Inequality (3) defines a proper relationship between the back focus bf and the focal length f of the entire system in order to reduce the overall length. In a case where bf/f becomes higher than the upper limit of inequality (3), the back focus bf becomes too long, and it becomes difficult to reduce the overall length. In addition, it becomes difficult to correct astigmatism in an attempt to reduce the overall length. In a case where bf/f becomes lower than the lower limit of inequality (3), the back focus bf becomes too short, and dust is likely to adhere to the cover glass or filter in front of the image plane IP and to be captured when an aperture in the iris diaphragm is narrowed for moving image capturing.

The above configuration and inequalities (1) to (3) can provide a small, lightweight, wide-angle optical system that can include an optical element such as an iris diaphragm, ND filter, and shutter at a proper position, have a short overall length and a small outer diameter.

Inequalities (1) to (3) may be replaced with inequalities (1a) to (3a) below:

$\begin{matrix} 0.12 \leq ST / TTL \leq 0.4 & (1 a) \end{matrix}$

$\begin{matrix} 3.2 \leq ❘ fA / f ❘ & (2 a) \end{matrix}$

$\begin{matrix} 0.05 \leq bf / f \leq 0.95 & (3 a) \end{matrix}$

Inequalities (1) to (3) may be replaced with inequalities (1b) to (3b) below:

$\begin{matrix} 0.13 \leq ST / TTL \leq 0.3 0 & (1 b) \end{matrix}$

$\begin{matrix} 35 \leq ❘ fA / f ❘ & (2 b) \end{matrix}$

$\begin{matrix} 0.1 \leq bf / f \leq 0.9 0 & (3 b) \end{matrix}$

Inequality (2) may be set to |fA/f|≤13.0 or 12.0. It becomes easy to suppress spherical aberration and the like by reducing the absolute value of the combined focal length of the plurality of lenses on the front side of the aperture stop SP so that the value |fA/f| becomes lower than the upper limit.

A description will now be given of configurations and inequalities that may be satisfied by the optical system OL according to each example. The optical system OL according to each example may satisfy at least one of the following configurations and inequalities (4) to (11).
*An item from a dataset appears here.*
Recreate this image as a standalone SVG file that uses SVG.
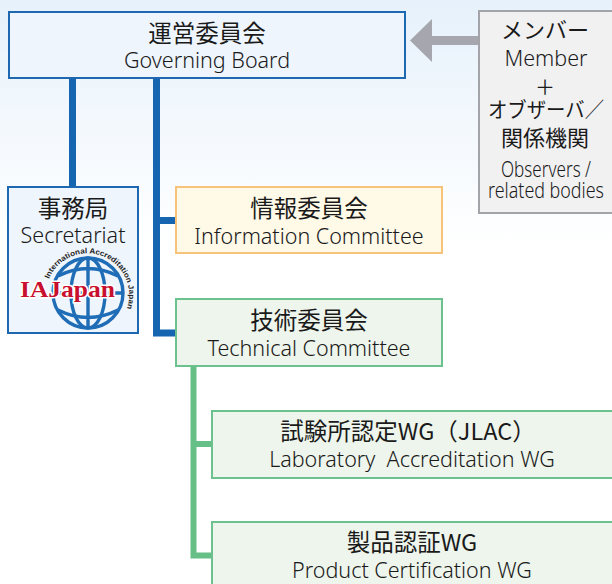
<svg xmlns="http://www.w3.org/2000/svg" width="612" height="584" viewBox="0 0 612 584">
<defs>
<linearGradient id="bg" x1="0" y1="0" x2="0" y2="1">
<stop offset="0" stop-color="#e6f1fb"/>
<stop offset="0.42" stop-color="#ffffff"/>
<stop offset="1" stop-color="#ffffff"/>
</linearGradient>
<path id="arc" d="M49,279 A41,41 0 1 1 126,311"/>
</defs>
<style>
.jp{font-family:"Noto Sans CJK JP","Noto Sans",sans-serif;font-size:23.5px;font-weight:400;fill:#1a1a1a;text-anchor:middle}
.en{font-family:"Noto Sans","Open Sans",sans-serif;font-size:21.5px;font-weight:350;fill:#1a1a1a;text-anchor:middle}
.blue{fill:#eef5fc;stroke:#1e68b2;stroke-width:2}
.orange{fill:#fff9e8;stroke:#f7c27a;stroke-width:2}
.green{fill:#eef5ec;stroke:#6cc28e;stroke-width:2}
.grey{fill:#f1f1f2;stroke:#a3a3aa;stroke-width:2}
.bl{stroke:#1565b0;stroke-width:7;fill:none}
.gl{stroke:#66bf86;stroke-width:6;fill:none}
.globe{fill:none;stroke:#1f6db6;stroke-width:3.4}
</style>
<rect x="0" y="0" width="612" height="584" fill="url(#bg)"/>

<g id="connectors">
<path class="bl" d="M72.5,78 V187"/>
<path class="bl" d="M156.5,78 V333 H176"/>
<path class="bl" d="M156.5,220.5 H176"/>
<path class="gl" d="M193.5,366 V555.5 H212"/>
<path class="gl" d="M193.5,444 H212"/>
<path d="M479,36 H432 V19 L410,40.5 L432,62 V45 H479 Z" fill="#a6a6ae"/>
</g>

<g id="governing-board">
<rect class="blue" x="9" y="12" width="396" height="66"/>
<text class="jp" x="207" y="42">運営委員会</text>
<text class="en" x="207" y="68">Governing Board</text>
</g>

<g id="members">
<rect class="grey" x="479" y="11" width="140" height="202"/>
<text class="jp" x="545" y="38" style="font-size:22px">メンバー</text>
<text class="en" x="546" y="66">Member</text>
<text class="jp" x="545" y="95" style="font-size:20px">＋</text>
<text class="jp" x="546" y="117" style="font-size:21px" textLength="116" lengthAdjust="spacingAndGlyphs">オブザーバ／</text>
<text class="jp" x="545" y="146" style="font-size:22px">関係機関</text>
<text class="en" x="546" y="177" style="font-size:22px" textLength="90" lengthAdjust="spacingAndGlyphs">Observers /</text>
<text class="en" x="546" y="198" style="font-size:22px" textLength="116" lengthAdjust="spacingAndGlyphs">related bodies</text>
</g>

<g id="secretariat">
<rect class="blue" x="8" y="187" width="130" height="146"/>
<text class="jp" x="73" y="217">事務局</text>
<text class="en" x="73" y="243">Secretariat</text>
<g id="logo">
<circle class="globe" cx="88" cy="293" r="35"/>
<ellipse class="globe" cx="88" cy="293" rx="17" ry="35"/>
<path class="globe" d="M88,258 V328 M53,293 H123 M58,276 Q88,261 118,276 M58,310 Q88,325 118,310"/>
<text font-family="'Liberation Sans',sans-serif" font-weight="bold" font-size="7.5" fill="#222" textLength="128" lengthAdjust="spacingAndGlyphs"><textPath href="#arc">International Accreditation Japan</textPath></text>
<text x="20" y="297" font-family="'Liberation Serif',serif" font-weight="bold" font-size="24" fill="#c8102e" stroke="#ffffff" stroke-width="3" paint-order="stroke" textLength="95" lengthAdjust="spacingAndGlyphs">IAJapan</text>
</g>
</g>

<g id="information-committee">
<rect class="orange" x="176" y="187" width="266" height="66"/>
<text class="jp" x="309" y="217">情報委員会</text>
<text class="en" x="309" y="244">Information Committee</text>
</g>

<g id="technical-committee">
<rect class="green" x="176" y="299" width="266" height="67"/>
<text class="jp" x="309" y="329">技術委員会</text>
<text class="en" x="309" y="356">Technical Committee</text>
</g>

<g id="jlac-wg">
<rect class="green" x="212" y="411" width="410" height="67"/>
<text class="jp" x="408" y="440">試験所認定WG（JLAC）</text>
<text class="en" x="412" y="467" xml:space="preserve">Laboratory  Accreditation WG</text>
</g>

<g id="product-wg">
<rect class="green" x="212" y="522" width="410" height="80"/>
<text class="jp" x="412" y="551">製品認証WG</text>
<text class="en" x="412" y="578">Product Certification WG</text>
</g>
</svg>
A lens surface on the image side (final surface) of the final lens closest to the image plane of the optical system OL may be an aspheric surface having at least one inflection point. The inflection point means a point where a value of a second derivative obtained by differentiating x(h) twice with respect to h is 0, and the sign of the second derivative changes before and after that point, where x(h) is an aspheric shape, x is a displacement from a surface vertex in the optical axis direction, and h is a height from a direction orthogonal to the optical axis (radial direction). In other words, it means a point where the surface shape switches from a concave shape to a convex shape or from a convex shape to a concave shape. By having an inflection point, the refractive power of the periphery of the aspheric surface can be determined independently of the refractive power of the paraxial part (center part), and it becomes easier to correct the curvature of field. Furthermore, this configuration can prevent an incident angle of the light passing through the optical system OL on the image plane (imaging surface of the image sensor) from becoming large. The position of the inflection point can be located at any position radially outward from the optical axis as long as it is within the effective diameter of the final surface, and may be located in the periphery.
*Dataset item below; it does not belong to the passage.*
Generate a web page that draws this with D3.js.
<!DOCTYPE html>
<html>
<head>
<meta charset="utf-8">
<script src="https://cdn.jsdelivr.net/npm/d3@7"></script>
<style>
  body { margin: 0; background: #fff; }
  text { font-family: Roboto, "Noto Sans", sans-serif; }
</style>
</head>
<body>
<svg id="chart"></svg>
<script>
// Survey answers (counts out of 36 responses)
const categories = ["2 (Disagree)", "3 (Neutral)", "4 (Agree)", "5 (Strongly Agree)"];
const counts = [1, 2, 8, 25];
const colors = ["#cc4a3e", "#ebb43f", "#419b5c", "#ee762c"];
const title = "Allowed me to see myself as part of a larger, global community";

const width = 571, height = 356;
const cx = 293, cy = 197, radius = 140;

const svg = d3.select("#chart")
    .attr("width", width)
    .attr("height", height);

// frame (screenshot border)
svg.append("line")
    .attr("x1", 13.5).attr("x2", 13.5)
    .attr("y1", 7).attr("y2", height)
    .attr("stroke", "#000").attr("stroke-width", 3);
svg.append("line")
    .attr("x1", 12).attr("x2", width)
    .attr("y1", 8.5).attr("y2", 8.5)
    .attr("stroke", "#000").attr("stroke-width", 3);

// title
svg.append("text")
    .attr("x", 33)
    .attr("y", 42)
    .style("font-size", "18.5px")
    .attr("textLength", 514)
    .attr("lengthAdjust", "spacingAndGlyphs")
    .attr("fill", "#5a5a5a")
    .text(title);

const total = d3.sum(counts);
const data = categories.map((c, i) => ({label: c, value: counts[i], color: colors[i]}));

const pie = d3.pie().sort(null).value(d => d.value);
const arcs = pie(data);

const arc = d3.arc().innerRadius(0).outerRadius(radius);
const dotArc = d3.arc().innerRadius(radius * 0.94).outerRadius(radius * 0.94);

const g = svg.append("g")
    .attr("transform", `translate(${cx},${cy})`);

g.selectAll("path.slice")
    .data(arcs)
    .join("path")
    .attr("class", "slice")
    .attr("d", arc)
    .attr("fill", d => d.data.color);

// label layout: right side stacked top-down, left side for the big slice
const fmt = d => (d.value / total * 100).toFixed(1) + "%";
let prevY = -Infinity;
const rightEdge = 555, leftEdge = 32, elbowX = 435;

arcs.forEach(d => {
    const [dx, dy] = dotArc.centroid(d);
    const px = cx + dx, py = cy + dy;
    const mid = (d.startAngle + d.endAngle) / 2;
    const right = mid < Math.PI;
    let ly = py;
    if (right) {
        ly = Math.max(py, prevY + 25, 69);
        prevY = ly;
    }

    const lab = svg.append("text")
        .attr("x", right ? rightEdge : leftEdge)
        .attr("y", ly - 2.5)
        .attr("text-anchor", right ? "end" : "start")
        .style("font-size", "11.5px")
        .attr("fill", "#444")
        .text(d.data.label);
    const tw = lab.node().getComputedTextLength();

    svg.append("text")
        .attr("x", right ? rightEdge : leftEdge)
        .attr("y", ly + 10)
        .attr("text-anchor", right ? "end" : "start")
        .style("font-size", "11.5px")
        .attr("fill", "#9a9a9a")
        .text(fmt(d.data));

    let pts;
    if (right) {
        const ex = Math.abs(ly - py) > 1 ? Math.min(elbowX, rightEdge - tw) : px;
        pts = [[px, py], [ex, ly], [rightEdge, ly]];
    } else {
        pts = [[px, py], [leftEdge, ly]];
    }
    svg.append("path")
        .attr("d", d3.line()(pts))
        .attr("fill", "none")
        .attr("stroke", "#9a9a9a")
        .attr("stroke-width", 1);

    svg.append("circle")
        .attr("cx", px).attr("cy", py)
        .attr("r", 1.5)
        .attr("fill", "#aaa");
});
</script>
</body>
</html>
As the overall optical length of the optical system OL is reduced, the power (the reciprocal of the focal length) of the positive lenses included in the optical system OL increases, and the Petzval sum of the plurality of lenses on the object side of the final lens becomes positive. Therefore, a large amount of curvature of field occurs toward the object side, and in an attempt to correct the curvature of field with a single final lens, it becomes difficult to correct the curvature of field if the lens has the same sign at the central portion and periphery. In order to effectively correct the curvature of field, aberration may be corrected by the final surface as an aspheric surface with an inflection point where the power differs between the central portion and periphery.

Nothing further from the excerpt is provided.